Regarding the second set of available instruments: ample evidence exists to suggest that Israel possesses an irregular capacity on Iranian soil, which is available for activation when needed.  It is almost certain that this capacity includes the involvement of Iranian citizens.  The regime in Teheran is not popular, and finding individuals willing to work against it isn’t difficult, though of course details in this regard are elusive. 

The existence of this Israeli capability is apparent mainly from the results: sudden deaths suffered by scientists and officials involved with Teheran’s nuclear programs, mysterious explosions and power outages, theft of materials and so on.  If needed, it could presumably be engaged as an element in the current war.  In this regard, it’s worth noting that while this capacity has most notably been used in recent years against people involved with the nuclear program, it could also theoretically be used against other Iranian officials and individuals associated with the regime. 

What are Israel’s potential targets, should it choose to respond?  Of course, facilities related to the Iranian nuclear program should be noted here, but it is more likely in the current stage that Israel would focus on strategic targets essential to the functioning of the Iranian economy. The oil sector would be one vulnerable area in this regard.  The oil terminal on Kharg Island and the Bandar Abbas port would be two sites that may well appear in Israel’s target bank related to this sector and to Iran’s vulnerability regarding its export capacity. 

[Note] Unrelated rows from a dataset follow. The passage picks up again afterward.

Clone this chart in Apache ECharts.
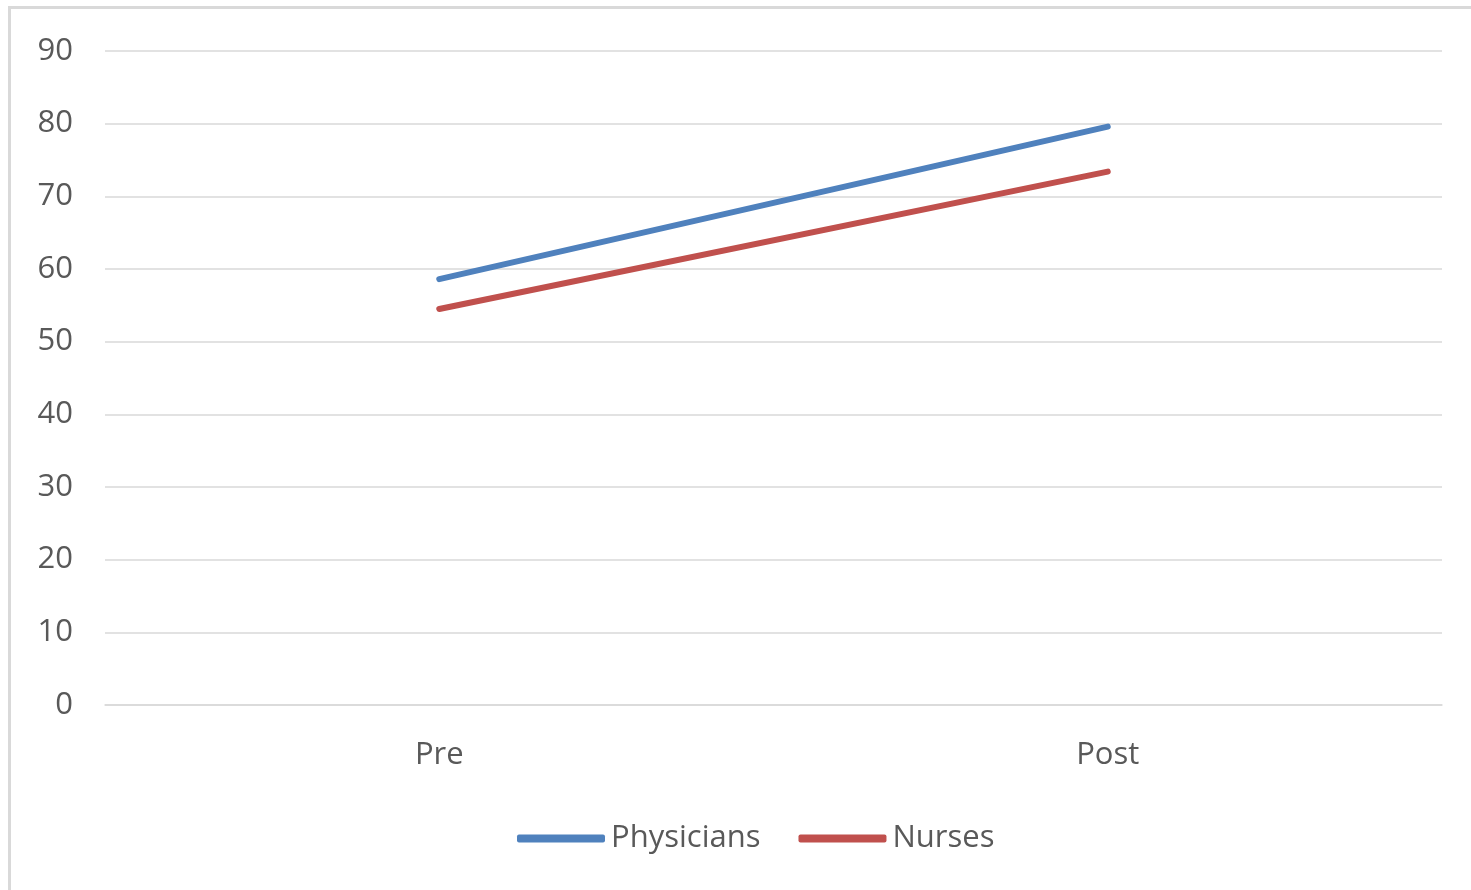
<!DOCTYPE html>
<html>
<head>
<meta charset="utf-8">
<script src="https://cdn.jsdelivr.net/npm/echarts@6/dist/echarts.min.js"></script>
<style>
html,body{margin:0;padding:0;background:#fff;overflow:hidden;}
#frame{position:absolute;left:8px;top:6px;width:1500px;height:1000px;border:3px solid #d9d9d9;box-sizing:border-box;}
#chart{position:absolute;left:0;top:0;width:1471px;height:890px;}
</style>
</head>
<body>
<div id="frame"></div>
<div id="chart"></div>
<script>
const categories = ['Pre', 'Post'];
const physicians = [58.6, 79.6];
const nurses = [54.5, 73.4];
const seriesNames = ['Physicians', 'Nurses'];
const yTicks = [0, 10, 20, 30, 40, 50, 60, 70, 80, 90];

const chart = echarts.init(document.getElementById('chart'), null, {renderer: 'canvas'});
const font = 'Open Sans';
chart.setOption({
  animation: false,
  backgroundColor: 'transparent',
  grid: {left: 105, right: 29, top: 51, bottom: 185, containLabel: false},
  legend: {
    left: 512, top: 818,
    itemWidth: 88, itemHeight: 8, itemGap: 38,
    icon: 'roundRect',
    textStyle: {fontFamily: font, fontSize: 31, color: '#595959', padding: [0, 0, 0, 1]},
    data: seriesNames
  },
  xAxis: {
    type: 'category',
    data: categories,
    boundaryGap: true,
    axisLine: {show: true, lineStyle: {color: '#d9d9d9', width: 1.5}},
    axisTick: {show: false},
    axisLabel: {fontFamily: font, fontSize: 31, color: '#595959', margin: 35}
  },
  yAxis: {
    type: 'value',
    min: yTicks[0], max: yTicks[yTicks.length - 1], interval: 10,
    axisLine: {show: false},
    axisTick: {show: false},
    axisLabel: {fontFamily: font, fontSize: 31, color: '#595959', margin: 32},
    splitLine: {lineStyle: {color: '#d9d9d9', width: 1.5}}
  },
  series: [
    {name: seriesNames[0], type: 'line', data: physicians, symbol: 'none',
     lineStyle: {width: 6, color: '#4f81bd', cap: 'round'}, itemStyle: {color: '#4f81bd'}},
    {name: seriesNames[1], type: 'line', data: nurses, symbol: 'none',
     lineStyle: {width: 6, color: '#c0504d', cap: 'round'}, itemStyle: {color: '#c0504d'}}
  ]
});
</script>
</body>
</html>
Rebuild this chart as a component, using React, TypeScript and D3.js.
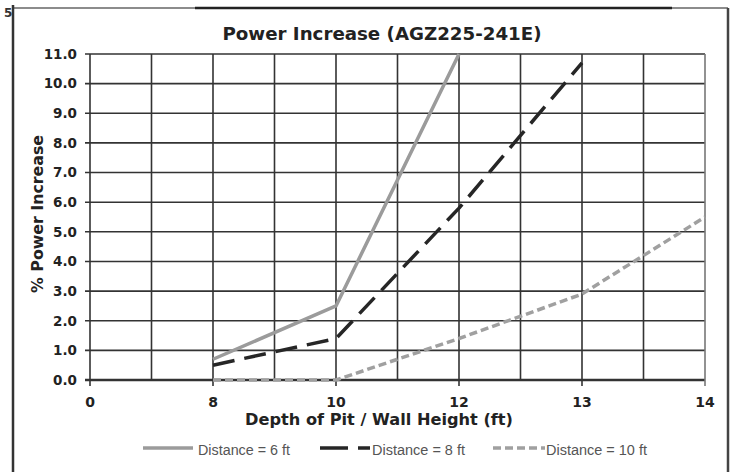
import React from "react";
import * as d3 from "d3";

const categories = ["0", "8", "10", "12", "13", "14"];
const dist6: (number | null)[] = [null, 0.7, 2.5, 11.0, null, null];
const dist8: (number | null)[] = [null, 0.5, 1.4, 5.8, 10.7, null];
const dist10: (number | null)[] = [null, 0.0, 0.0, 1.4, 2.9, 5.5];
const yTicks = [0, 1, 2, 3, 4, 5, 6, 7, 8, 9, 10, 11];
const seriesNames = ["Distance = 6 ft", "Distance = 8 ft", "Distance = 10 ft"];

const W = 735;
const H = 472;
const plot = { left: 90, right: 705, top: 54, bottom: 380 };

export default function App() {
  const x = d3.scaleLinear().domain([0, categories.length - 1]).range([plot.left, plot.right]);
  const y = d3.scaleLinear().domain([0, 11]).range([plot.bottom, plot.top]);

  const line = d3
    .line<number | null>()
    .defined((d) => d !== null)
    .x((_, i) => x(i))
    .y((d) => y(d as number));

  const vGrid = d3.range(0, categories.length - 0.5, 0.5);

  const series = [
    { data: dist6, color: "#9b9b9b", dash: "none", width: 3.5 },
    { data: dist8, color: "#262626", dash: "22 10", width: 3.5 },
    { data: dist10, color: "#a0a0a0", dash: "8 4", width: 3.5 },
  ];

  const legendItems = [
    { x1: 143, x2: 193, tx: 198, tl: 92, dash: "none", color: "#9b9b9b" },
    { x1: 320, x2: 370, tx: 372, tl: 93, dash: "28 10", color: "#262626" },
    { x1: 493, x2: 545, tx: 546, tl: 101, dash: "8 4", color: "#a0a0a0" },
  ];

  const bold = "'DejaVu Sans', sans-serif";

  return (
    <svg
      width={W}
      height={H}
      style={{ position: "absolute", left: 0, top: 0, background: "#fff" }}
    >
      <rect x={0} y={0} width={W} height={H} fill="#fff" />
      {/* outer frame */}
      <line x1={13} x2={728} y1={8} y2={8} stroke="#666" strokeWidth={1.5} />
      <line x1={195} x2={672} y1={8} y2={8} stroke="#222" strokeWidth={2.5} />
      <line x1={13} x2={13} y1={5} y2={H} stroke="#333" strokeWidth={2.5} />
      <line x1={728} x2={728} y1={8} y2={H} stroke="#444" strokeWidth={2.5} />
      <text x={4} y={17} fontFamily={bold} fontWeight="bold" fontSize={12} fill="#333">
        5
      </text>

      {/* title */}
      <text
        x={382}
        y={40}
        textAnchor="middle"
        fontFamily={bold}
        fontWeight="bold"
        fontSize={18}
        fill="#222"
        textLength={319}
        lengthAdjust="spacingAndGlyphs"
      >
        Power Increase (AGZ225-241E)
      </text>

      {/* horizontal grid */}
      {yTicks.map((t) => (
        <line
          key={"h" + t}
          x1={plot.left - 5}
          x2={plot.right}
          y1={y(t)}
          y2={y(t)}
          stroke="#333"
          strokeWidth={t === 0 ? 2.5 : 1.6}
        />
      ))}
      {/* vertical grid */}
      {vGrid.map((v) => (
        <line
          key={"v" + v}
          x1={x(v)}
          x2={x(v)}
          y1={plot.top}
          y2={Number.isInteger(v) ? plot.bottom + 6 : plot.bottom}
          stroke={v === categories.length - 1 ? "#777" : "#333"}
          strokeWidth={1.6}
        />
      ))}

      {/* y tick labels */}
      {yTicks.map((t) => (
        <text
          key={"yl" + t}
          x={77}
          y={y(t)}
          dy="0.36em"
          textAnchor="end"
          fontFamily={bold}
          fontWeight="bold"
          fontSize={13.5}
          fill="#222"
        >
          {t.toFixed(1)}
        </text>
      ))}
      {/* x tick labels */}
      {categories.map((c, i) => (
        <text
          key={"xl" + c}
          x={x(i)}
          y={407}
          textAnchor="middle"
          fontFamily={bold}
          fontWeight="bold"
          fontSize={14}
          fill="#222"
        >
          {c}
        </text>
      ))}

      {/* axis titles */}
      <text
        transform="translate(43,214) rotate(-90)"
        textAnchor="middle"
        fontFamily={bold}
        fontWeight="bold"
        fontSize={15}
        fill="#222"
        textLength={158}
        lengthAdjust="spacingAndGlyphs"
      >
        % Power Increase
      </text>
      <text
        x={379}
        y={425}
        textAnchor="middle"
        fontFamily={bold}
        fontWeight="bold"
        fontSize={15.5}
        fill="#222"
        textLength={268}
        lengthAdjust="spacingAndGlyphs"
      >
        Depth of Pit / Wall Height (ft)
      </text>

      {/* series */}
      {series.map((s, i) => (
        <path
          key={"s" + i}
          d={line(s.data) || ""}
          fill="none"
          stroke={s.color}
          strokeWidth={s.width}
          strokeDasharray={s.dash}
          strokeLinejoin="round"
        />
      ))}

      {/* legend */}
      {legendItems.map((l, i) => (
        <g key={"lg" + i}>
          <line
            x1={l.x1}
            x2={l.x2}
            y1={448}
            y2={448}
            stroke={l.color}
            strokeWidth={3.5}
            strokeDasharray={l.dash}
          />
          <text
            x={l.tx}
            y={455}
            fontFamily="'Liberation Sans', Arial, sans-serif"
            fontSize={14}
            fill="#555"
            textLength={l.tl}
            lengthAdjust="spacingAndGlyphs"
          >
            {seriesNames[i]}
          </text>
        </g>
      ))}
    </svg>
  );
}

The key need deriving from the October 1 attacks is for a shift in perception with regard to the current situation in the Middle East.  The competition between the Iran-led regional bloc on the one side, and Israel and its western and pro-western allied countries on the other has long dominated strategic affairs in the region.  For the last two decades, this contest has largely been played out through feints, the use of proxies, clandestine and intelligence warfare, and diplomatic stratagems.  That chapter in this long and historic battle of will now appears to be drawing to a close.  A phase of open confrontation looks set to take its place.